There’s nothing remotely stultifying about the new novel or about this tour of New York’s capital. Kennedy glides the car around another corner and continues his live magic show, demonstrating again how to use invention and imagination and encyclopedic knowledge to make the past visible. He points to a bar. “Now, McGeary’s is the place [in Changó’s Beads] where George hits the guy with the bat. And this is the Federal Building, but it used to be the Memorial Hospital, and that’s where they bring Tremont.”
As he draws closer to the house in North Albany where both he and Quinn were born, Kennedy seems ready to grab one of the pens and pencils that fill his guayabera’s breast pocket, maybe jot a few notes. He points to a train track that looks as if it hasn’t been used for decades, the dark wooden ties overgrown with weeds. “This,” he says, “is the sort of track where Francis, in Very Old Bones, almost commits suicide. I think I’m going to use this. This is a good setting.”

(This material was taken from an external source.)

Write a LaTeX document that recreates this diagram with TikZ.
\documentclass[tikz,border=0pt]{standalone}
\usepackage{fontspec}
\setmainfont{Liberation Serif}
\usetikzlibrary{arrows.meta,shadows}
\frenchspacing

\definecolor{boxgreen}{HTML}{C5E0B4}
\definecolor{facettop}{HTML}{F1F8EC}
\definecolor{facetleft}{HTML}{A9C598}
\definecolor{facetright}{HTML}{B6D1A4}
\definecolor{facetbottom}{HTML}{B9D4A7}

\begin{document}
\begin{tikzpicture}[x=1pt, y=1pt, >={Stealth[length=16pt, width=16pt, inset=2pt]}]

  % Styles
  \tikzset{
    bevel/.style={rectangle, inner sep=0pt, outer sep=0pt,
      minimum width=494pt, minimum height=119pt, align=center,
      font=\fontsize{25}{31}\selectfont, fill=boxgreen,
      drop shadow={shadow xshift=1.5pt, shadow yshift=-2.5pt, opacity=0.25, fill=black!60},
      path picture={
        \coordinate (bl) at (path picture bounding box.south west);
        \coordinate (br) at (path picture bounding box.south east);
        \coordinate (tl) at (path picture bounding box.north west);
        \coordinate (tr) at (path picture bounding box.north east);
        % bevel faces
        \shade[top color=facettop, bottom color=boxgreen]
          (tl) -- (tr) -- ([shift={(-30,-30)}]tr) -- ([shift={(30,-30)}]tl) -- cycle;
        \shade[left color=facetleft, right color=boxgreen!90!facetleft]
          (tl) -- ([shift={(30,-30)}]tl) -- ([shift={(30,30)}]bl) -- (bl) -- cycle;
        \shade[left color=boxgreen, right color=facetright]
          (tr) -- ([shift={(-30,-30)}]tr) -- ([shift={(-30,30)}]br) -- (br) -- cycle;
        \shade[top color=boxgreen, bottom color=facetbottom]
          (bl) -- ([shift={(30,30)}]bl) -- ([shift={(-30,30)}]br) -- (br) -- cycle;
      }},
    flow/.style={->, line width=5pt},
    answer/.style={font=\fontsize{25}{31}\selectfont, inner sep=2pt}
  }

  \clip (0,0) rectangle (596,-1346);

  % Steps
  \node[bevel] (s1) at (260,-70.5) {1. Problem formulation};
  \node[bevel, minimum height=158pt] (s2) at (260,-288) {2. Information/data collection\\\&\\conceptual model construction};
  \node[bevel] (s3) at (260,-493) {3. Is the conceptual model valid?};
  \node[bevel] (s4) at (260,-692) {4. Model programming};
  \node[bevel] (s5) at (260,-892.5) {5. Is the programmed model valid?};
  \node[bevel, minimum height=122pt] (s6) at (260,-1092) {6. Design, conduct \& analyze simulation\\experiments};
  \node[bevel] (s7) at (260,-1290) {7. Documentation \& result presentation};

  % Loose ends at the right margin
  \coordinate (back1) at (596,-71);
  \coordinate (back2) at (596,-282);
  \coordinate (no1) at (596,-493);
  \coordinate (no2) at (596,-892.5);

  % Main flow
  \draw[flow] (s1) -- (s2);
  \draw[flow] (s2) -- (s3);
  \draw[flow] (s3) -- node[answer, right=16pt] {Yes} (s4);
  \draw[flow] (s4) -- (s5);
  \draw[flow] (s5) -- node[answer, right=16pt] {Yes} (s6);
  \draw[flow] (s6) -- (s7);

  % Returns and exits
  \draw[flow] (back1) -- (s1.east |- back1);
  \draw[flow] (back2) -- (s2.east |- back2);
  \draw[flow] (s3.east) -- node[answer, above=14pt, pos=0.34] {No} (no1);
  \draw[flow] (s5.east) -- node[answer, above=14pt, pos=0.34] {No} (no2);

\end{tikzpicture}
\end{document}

Asked if these streets felt haunted to him as a kid, Kennedy repeats the question. “Did it feel haunted? You know, down here is where the other part of my family lived. This is Main Street where Francis lived, and this is the house where he dropped Gerald, and this is also the street in The Flaming Corsage.”

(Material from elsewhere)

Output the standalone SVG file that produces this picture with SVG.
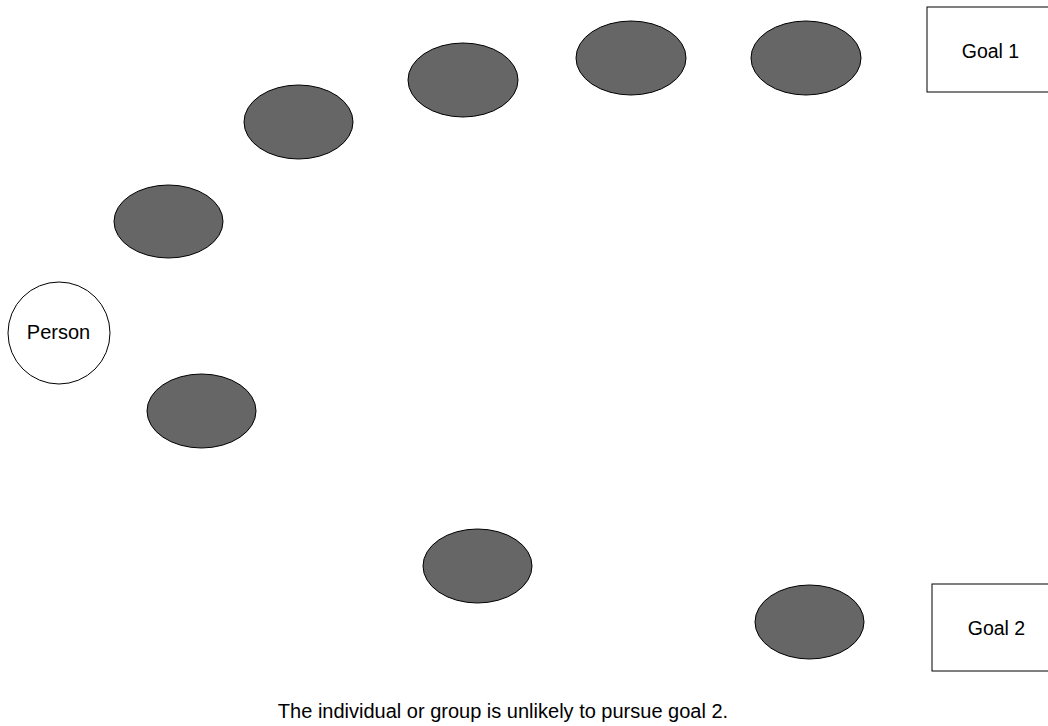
<svg xmlns="http://www.w3.org/2000/svg" width="1048" height="726" viewBox="0 0 1048 726">
<style>
.step{fill:#666666;stroke:#000;stroke-width:1}
.box{fill:#fff;stroke:#000;stroke-width:1}
text{font-family:"Liberation Sans",Arial,sans-serif;font-size:20px;fill:#000;text-anchor:middle}
.g{font-size:19.5px}
</style>
<rect width="1048" height="726" fill="#fff"/>
<g id="person"><circle class="box" cx="59" cy="333" r="51"/><text x="58.5" y="339">Person</text></g>
<g id="goal1"><rect class="box" x="927" y="7" width="126" height="85"/><text class="g" x="990.5" y="57.5">Goal 1</text></g>
<g id="goal2"><rect class="box" x="932" y="584" width="130" height="87"/><text class="g" x="996.5" y="634.5">Goal 2</text></g>
<g id="step1"><ellipse class="step" cx="168.5" cy="221.5" rx="54.5" ry="36.5"/></g>
<g id="step2"><ellipse class="step" cx="298.5" cy="122" rx="54.5" ry="37"/></g>
<g id="step3"><ellipse class="step" cx="463" cy="80" rx="55" ry="37"/></g>
<g id="step4"><ellipse class="step" cx="631" cy="58" rx="55" ry="37"/></g>
<g id="step5"><ellipse class="step" cx="806" cy="58" rx="55" ry="37"/></g>
<g id="step6"><ellipse class="step" cx="201.5" cy="411" rx="54.5" ry="37"/></g>
<g id="step7"><ellipse class="step" cx="477.5" cy="566" rx="54.5" ry="37"/></g>
<g id="step8"><ellipse class="step" cx="809.5" cy="622" rx="54.5" ry="37"/></g>
<g id="connectors"/>
<text x="503" y="717.5">The individual or group is unlikely to pursue goal 2.</text>
</svg>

But as a kid, was this just where you grew up, or was the place already haunted then?
“It was a very busy neighborhood. You know, there was a lot of stuff happening in it. There were factories on the edge of it. And bars all over the place. Here’s the church. That’s the parish house. This is where the nuns lived and taught. And right there lived the girl I was in love with in the sixth and seventh grade. She called me about 50 years after I’d last seen her and she said, I want to hear what’s going on. And this is the old United Traction Company trolley barn. That’s where the trolley comes out in Ironweed during the strike in 1901.”
It’s probably wise to accept that the word “haunted,” like the word “now,” like the city of Albany, means something different for Kennedy. Invention and imagination are required. Even cold, hard numbers can be mysterious. That’s what he’d been talking about before getting into the car, when I ask what the future looks like to him at 83. “I don’t feel like I’m in my 80s,” he says. “I know I am, and I creak like an 80-year-old, but I don’t think like an 80-year old, or an 83-year-old. Something else is going on in me. I don’t know what it is. I lasted for a while. I don’t know how it happened. I don’t know why it happened. I don’t have any models for this. Bellow wrote Ravelstein when he was about 84. It wasn’t his greatest book, but it was a pretty good one. I mean, if you’re not dead, and your writing’s not dead, you just keep going because that’s what authors do. I’m actually writing a play now. It’s a play I’ve been writing since the ’90s, and it’s only half done. Well, it’s more than half done, but half of it is well done, and the other half is rare and needs to be cooked. But I’ll get there.”
For the moment, though, he’s in the car, driving on through his ever-thrumming city. He gazes down another street. “I could name everyone who lived there,” he says. And then he does.
Edward Schwarzschild is the author of Responsible Men, a novel, and The Family Diamond, a collection of short stories.